**Goal**
Copy out the material below in full, but not its images.

**The input**
■ ■ ■ ■ ■ ■ ■
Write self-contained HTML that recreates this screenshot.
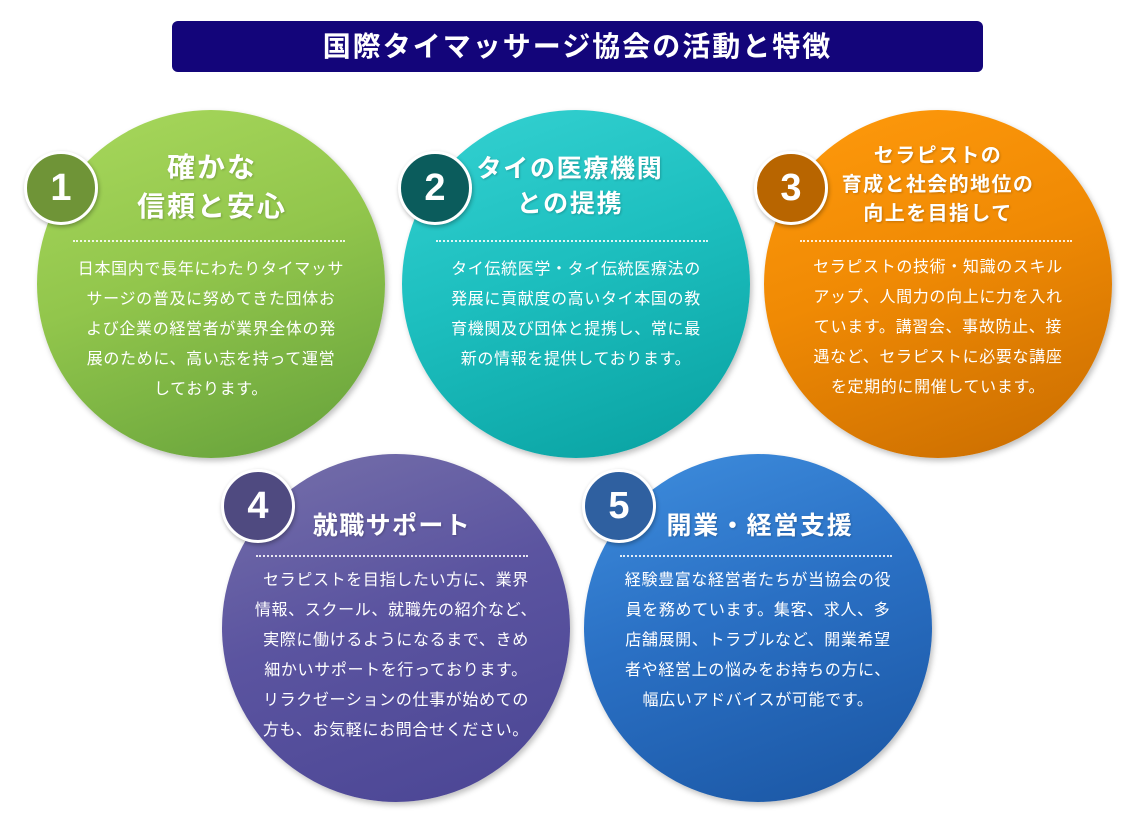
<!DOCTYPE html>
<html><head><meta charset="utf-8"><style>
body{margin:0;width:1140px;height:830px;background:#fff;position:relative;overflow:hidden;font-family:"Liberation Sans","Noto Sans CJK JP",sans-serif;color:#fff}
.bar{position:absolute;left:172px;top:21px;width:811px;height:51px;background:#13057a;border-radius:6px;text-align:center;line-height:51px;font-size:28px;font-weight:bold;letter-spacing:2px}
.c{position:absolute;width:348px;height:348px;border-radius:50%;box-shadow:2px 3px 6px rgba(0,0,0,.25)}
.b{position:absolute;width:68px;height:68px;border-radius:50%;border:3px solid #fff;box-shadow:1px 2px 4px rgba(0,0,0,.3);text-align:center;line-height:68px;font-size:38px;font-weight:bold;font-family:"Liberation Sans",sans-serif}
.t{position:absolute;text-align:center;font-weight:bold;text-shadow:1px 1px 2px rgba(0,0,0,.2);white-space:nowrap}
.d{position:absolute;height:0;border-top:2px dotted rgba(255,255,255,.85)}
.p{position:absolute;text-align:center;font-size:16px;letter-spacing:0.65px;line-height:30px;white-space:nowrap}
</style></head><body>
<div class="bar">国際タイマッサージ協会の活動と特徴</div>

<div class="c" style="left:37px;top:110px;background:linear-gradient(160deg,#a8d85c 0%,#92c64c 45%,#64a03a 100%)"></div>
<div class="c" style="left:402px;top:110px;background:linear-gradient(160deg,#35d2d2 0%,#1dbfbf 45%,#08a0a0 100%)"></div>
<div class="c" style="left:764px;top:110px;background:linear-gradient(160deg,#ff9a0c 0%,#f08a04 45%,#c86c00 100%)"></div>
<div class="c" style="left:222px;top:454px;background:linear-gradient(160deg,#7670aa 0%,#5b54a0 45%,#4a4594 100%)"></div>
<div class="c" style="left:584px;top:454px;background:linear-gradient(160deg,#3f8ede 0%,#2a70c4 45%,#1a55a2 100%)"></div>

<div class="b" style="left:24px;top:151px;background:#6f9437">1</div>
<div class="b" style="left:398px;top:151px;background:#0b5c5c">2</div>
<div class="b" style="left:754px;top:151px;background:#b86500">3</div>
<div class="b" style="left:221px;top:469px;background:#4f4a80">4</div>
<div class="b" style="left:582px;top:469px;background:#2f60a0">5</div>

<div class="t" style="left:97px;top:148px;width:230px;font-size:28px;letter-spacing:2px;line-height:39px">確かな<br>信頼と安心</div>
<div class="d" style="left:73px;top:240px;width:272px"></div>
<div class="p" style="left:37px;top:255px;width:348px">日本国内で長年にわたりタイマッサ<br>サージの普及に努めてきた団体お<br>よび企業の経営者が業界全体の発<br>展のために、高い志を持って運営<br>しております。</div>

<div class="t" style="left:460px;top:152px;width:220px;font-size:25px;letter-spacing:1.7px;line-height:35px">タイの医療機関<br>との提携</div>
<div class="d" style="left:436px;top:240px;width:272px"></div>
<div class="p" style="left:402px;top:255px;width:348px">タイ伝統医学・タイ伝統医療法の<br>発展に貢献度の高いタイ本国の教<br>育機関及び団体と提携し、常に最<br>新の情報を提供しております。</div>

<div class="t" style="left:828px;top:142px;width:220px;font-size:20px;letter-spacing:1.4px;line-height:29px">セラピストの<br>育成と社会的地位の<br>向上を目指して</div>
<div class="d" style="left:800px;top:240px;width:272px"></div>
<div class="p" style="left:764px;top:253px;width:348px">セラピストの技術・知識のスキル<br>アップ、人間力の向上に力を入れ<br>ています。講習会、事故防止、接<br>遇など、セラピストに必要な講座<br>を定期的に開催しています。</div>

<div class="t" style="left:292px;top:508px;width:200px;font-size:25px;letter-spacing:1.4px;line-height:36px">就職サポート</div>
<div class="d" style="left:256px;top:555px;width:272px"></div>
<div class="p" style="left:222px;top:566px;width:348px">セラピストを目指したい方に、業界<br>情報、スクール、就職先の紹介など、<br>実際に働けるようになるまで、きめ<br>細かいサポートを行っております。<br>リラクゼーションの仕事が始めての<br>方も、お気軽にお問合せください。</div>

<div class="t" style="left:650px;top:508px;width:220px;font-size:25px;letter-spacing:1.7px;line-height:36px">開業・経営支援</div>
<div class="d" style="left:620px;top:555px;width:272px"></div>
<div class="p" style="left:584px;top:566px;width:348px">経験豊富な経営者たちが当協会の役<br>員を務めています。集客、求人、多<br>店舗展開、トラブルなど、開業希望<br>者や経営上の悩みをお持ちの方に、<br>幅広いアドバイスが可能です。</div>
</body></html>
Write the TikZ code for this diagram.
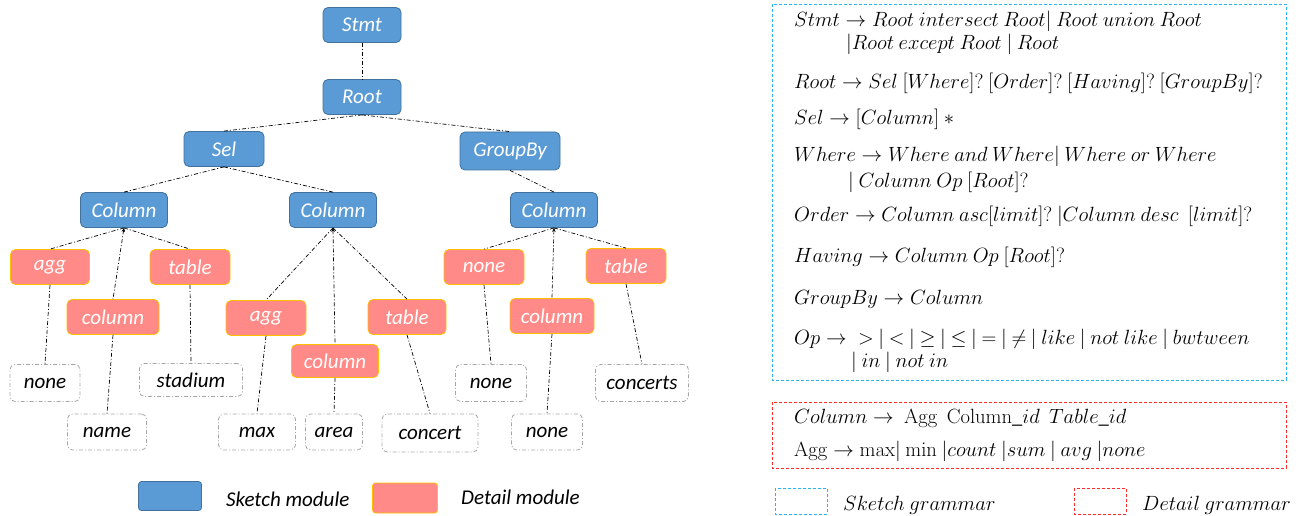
■ ■ ■ ■ ■ ■ ■
**Complete answer**
Write self-contained HTML that recreates this screenshot.
<!DOCTYPE html>
<html><head><meta charset="utf-8"><style>
body{margin:0;width:1140px;height:830px;background:#fff;position:relative;overflow:hidden;font-family:"Liberation Sans","Noto Sans CJK JP",sans-serif;color:#fff}
.bar{position:absolute;left:172px;top:21px;width:811px;height:51px;background:#13057a;border-radius:6px;text-align:center;line-height:51px;font-size:28px;font-weight:bold;letter-spacing:2px}
.c{position:absolute;width:348px;height:348px;border-radius:50%;box-shadow:2px 3px 6px rgba(0,0,0,.25)}
.b{position:absolute;width:68px;height:68px;border-radius:50%;border:3px solid #fff;box-shadow:1px 2px 4px rgba(0,0,0,.3);text-align:center;line-height:68px;font-size:38px;font-weight:bold;font-family:"Liberation Sans",sans-serif}
.t{position:absolute;text-align:center;font-weight:bold;text-shadow:1px 1px 2px rgba(0,0,0,.2);white-space:nowrap}
.d{position:absolute;height:0;border-top:2px dotted rgba(255,255,255,.85)}
.p{position:absolute;text-align:center;font-size:16px;letter-spacing:0.65px;line-height:30px;white-space:nowrap}
</style></head><body>
<div class="bar">国際タイマッサージ協会の活動と特徴</div>

<div class="c" style="left:37px;top:110px;background:linear-gradient(160deg,#a8d85c 0%,#92c64c 45%,#64a03a 100%)"></div>
<div class="c" style="left:402px;top:110px;background:linear-gradient(160deg,#35d2d2 0%,#1dbfbf 45%,#08a0a0 100%)"></div>
<div class="c" style="left:764px;top:110px;background:linear-gradient(160deg,#ff9a0c 0%,#f08a04 45%,#c86c00 100%)"></div>
<div class="c" style="left:222px;top:454px;background:linear-gradient(160deg,#7670aa 0%,#5b54a0 45%,#4a4594 100%)"></div>
<div class="c" style="left:584px;top:454px;background:linear-gradient(160deg,#3f8ede 0%,#2a70c4 45%,#1a55a2 100%)"></div>

<div class="b" style="left:24px;top:151px;background:#6f9437">1</div>
<div class="b" style="left:398px;top:151px;background:#0b5c5c">2</div>
<div class="b" style="left:754px;top:151px;background:#b86500">3</div>
<div class="b" style="left:221px;top:469px;background:#4f4a80">4</div>
<div class="b" style="left:582px;top:469px;background:#2f60a0">5</div>

<div class="t" style="left:97px;top:148px;width:230px;font-size:28px;letter-spacing:2px;line-height:39px">確かな<br>信頼と安心</div>
<div class="d" style="left:73px;top:240px;width:272px"></div>
<div class="p" style="left:37px;top:255px;width:348px">日本国内で長年にわたりタイマッサ<br>サージの普及に努めてきた団体お<br>よび企業の経営者が業界全体の発<br>展のために、高い志を持って運営<br>しております。</div>

<div class="t" style="left:460px;top:152px;width:220px;font-size:25px;letter-spacing:1.7px;line-height:35px">タイの医療機関<br>との提携</div>
<div class="d" style="left:436px;top:240px;width:272px"></div>
<div class="p" style="left:402px;top:255px;width:348px">タイ伝統医学・タイ伝統医療法の<br>発展に貢献度の高いタイ本国の教<br>育機関及び団体と提携し、常に最<br>新の情報を提供しております。</div>

<div class="t" style="left:828px;top:142px;width:220px;font-size:20px;letter-spacing:1.4px;line-height:29px">セラピストの<br>育成と社会的地位の<br>向上を目指して</div>
<div class="d" style="left:800px;top:240px;width:272px"></div>
<div class="p" style="left:764px;top:253px;width:348px">セラピストの技術・知識のスキル<br>アップ、人間力の向上に力を入れ<br>ています。講習会、事故防止、接<br>遇など、セラピストに必要な講座<br>を定期的に開催しています。</div>

<div class="t" style="left:292px;top:508px;width:200px;font-size:25px;letter-spacing:1.4px;line-height:36px">就職サポート</div>
<div class="d" style="left:256px;top:555px;width:272px"></div>
<div class="p" style="left:222px;top:566px;width:348px">セラピストを目指したい方に、業界<br>情報、スクール、就職先の紹介など、<br>実際に働けるようになるまで、きめ<br>細かいサポートを行っております。<br>リラクゼーションの仕事が始めての<br>方も、お気軽にお問合せください。</div>

<div class="t" style="left:650px;top:508px;width:220px;font-size:25px;letter-spacing:1.7px;line-height:36px">開業・経営支援</div>
<div class="d" style="left:620px;top:555px;width:272px"></div>
<div class="p" style="left:584px;top:566px;width:348px">経験豊富な経営者たちが当協会の役<br>員を務めています。集客、求人、多<br>店舗展開、トラブルなど、開業希望<br>者や経営上の悩みをお持ちの方に、<br>幅広いアドバイスが可能です。</div>
</body></html>
Write the TikZ code for this diagram.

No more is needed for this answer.